Manfred Gertzki

deutsches Todesopfer der Berliner Mauer

Manfred Gertzki (* 17. Mai 1942 in Danzig; † 27. April 1973 in Berlin) war ein Todesopfer an der Berliner Mauer. Angehörige der Grenztruppen der DDR erschossen ihn bei einem Fluchtversuch aus der DDR und stießen ihn anschließend in die Spree, wo er versank.

Leben Bearbeiten

Während des Zweiten Weltkriegs geboren, floh seine Mutter 1945 mit ihm aus Danzig zunächst nach Eisenach und schließlich nach Chemnitz. Sein Vater starb ebenso im Krieg wie sein Bruder. In Chemnitz, absolvierte er eine Lehre zum Schlosser. Anschließend leistete er seinen Wehrdienst bei den Luftstreitkräften der Nationalen Volksarmee. Nach dem Dienst setzte er seine Ausbildung fort und wurde Maschinenbau-Ingenieur. Der VEB Robotron in Karl-Marx-Stadt stellte ihn an und ermöglichte ihm ein Abendstudium an der Technischen Hochschule, das er 1972 mit Diplom vollendete. Mit dem Tod seiner Mutter verlor er 1967 die letzte lebende Verwandte in der DDR.

Manfred Gertzki begann in der Folgezeit seine Flucht in den Westen vorzubereiten. Er schickte einige persönliche Dinge in die Bundesrepublik. Mit zwei Millimeter starken Metallplättchen, die er auf ein Tuch nietete und in seine Jacke einnähte, wollte er sich eine kugelsichere Weste bauen. Auch einen Motorradhelm rüstete er mit einer Stahl-Gesichtsmaske aus. Seine Schutzausrüstung wog etwa 50 Kilogramm.

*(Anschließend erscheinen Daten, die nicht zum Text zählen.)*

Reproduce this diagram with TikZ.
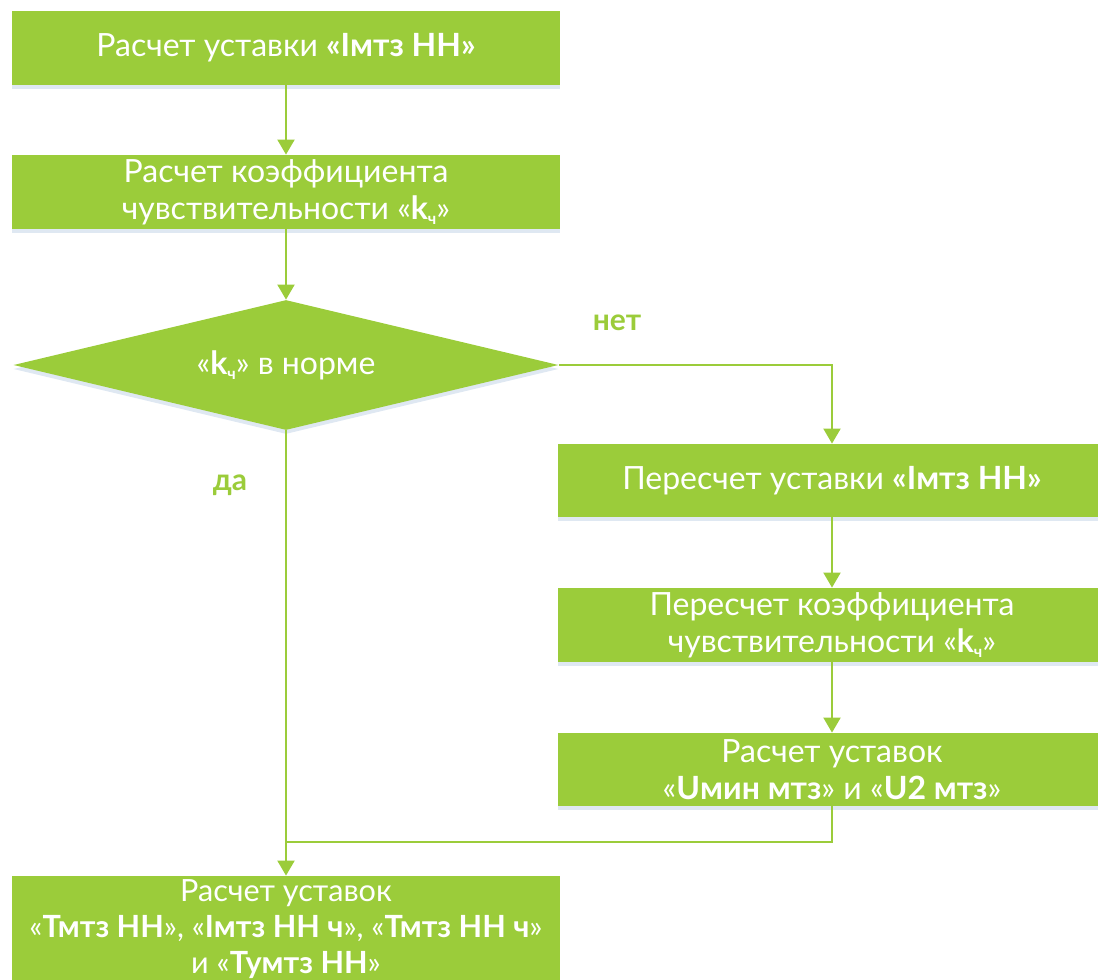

Am Abend des 27. April 1973 ging er mit seiner Schutzausrüstung ins Grenzgebiet nahe dem Reichstagsgebäude in Berlin-Mitte. Wegen Bauarbeiten an der Spree waren die Grenzanlagen in provisorischen Zustand. Gertzki brach ein Schloss auf. Sein Plan war, an der Mauer entlang zum Ufer zu gehen und dort die Mauer zu umklettern. Auf dem Weg musste er kurzzeitig das Blickfeld des 15 Meter entfernten Wachturms („Schallplatte“) vor dem Reichstagspräsidentenpalais durchqueren. Ein weiterer Wachturm befand sich etwa 300 Meter entfernt an der Kronprinzenbrücke. Die Besatzungen beider Wachtürme wurden durch das Grenzmeldesystem auf den Flüchtling aufmerksam. Aus dem Wachturm „Schallplatte“ eröffneten die Posten das Feuer auf Manfred Gertzki, der zu Boden ging und weiter Richtung Ufer kroch. Auf seinem weiteren Weg geriet er in das Schussfeld des zweiten Wachturms. Etwa zwei Meter vor der Grenzlinie zu West-Berlin blieb er liegen. Sein letztes Hindernis wäre ein Maschendrahtzaun gewesen.

Auf westlicher Seite bemerkten Passanten, Polizisten und britische Militärangehörige den Vorfall, was die Grenzer der DDR veranlasste, den Körper schnellstmöglich aus dem unmittelbaren Grenzbereich und vor allem dem Sichtfeld des Westens zu bergen. Vergeblich versuchte ein Grenzer ihn zurückzuziehen, während ein Zoll-Boot zur Hilfe kam, das nicht am Ufer festmachen konnte. Die Bootsbesatzung forderte den Grenzer auf, Gertzki ins Wasser zu werfen. Durch das Gewicht seiner Schutzausrüstung wurde Gertzki auf den Grund der Spree gezogen. Zwei Stunden später fanden Taucher der DDR-Feuerwehr die Leiche, befestigten sie an einem Boot, so dass sie aus dem Westen nicht gesehen werden konnte, und transportieren sie ab.

Der Vorfall war als „Mord am Reichstag“ Gegenstand der Berichterstattung in westlichen Medien. Nach der deutschen Wiedervereinigung nahm die Berliner Staatsanwaltschaft Ermittlungen wegen des Todes auf, die 1997 zu einem Mauerschützenprozess gegen drei Schützen führten. Das Verfahren gegen die beiden Posten des Wachturms „Schallplatte“ endete mit Freisprüchen, weil ihnen keine individuelle Schuld nachgewiesen werden konnte. Der dritte Grenzposten, er schoss von dem weiter entfernten Wachturm, wurde zu einer Freiheitsstrafe von zwölf Monaten auf Bewährung verurteilt.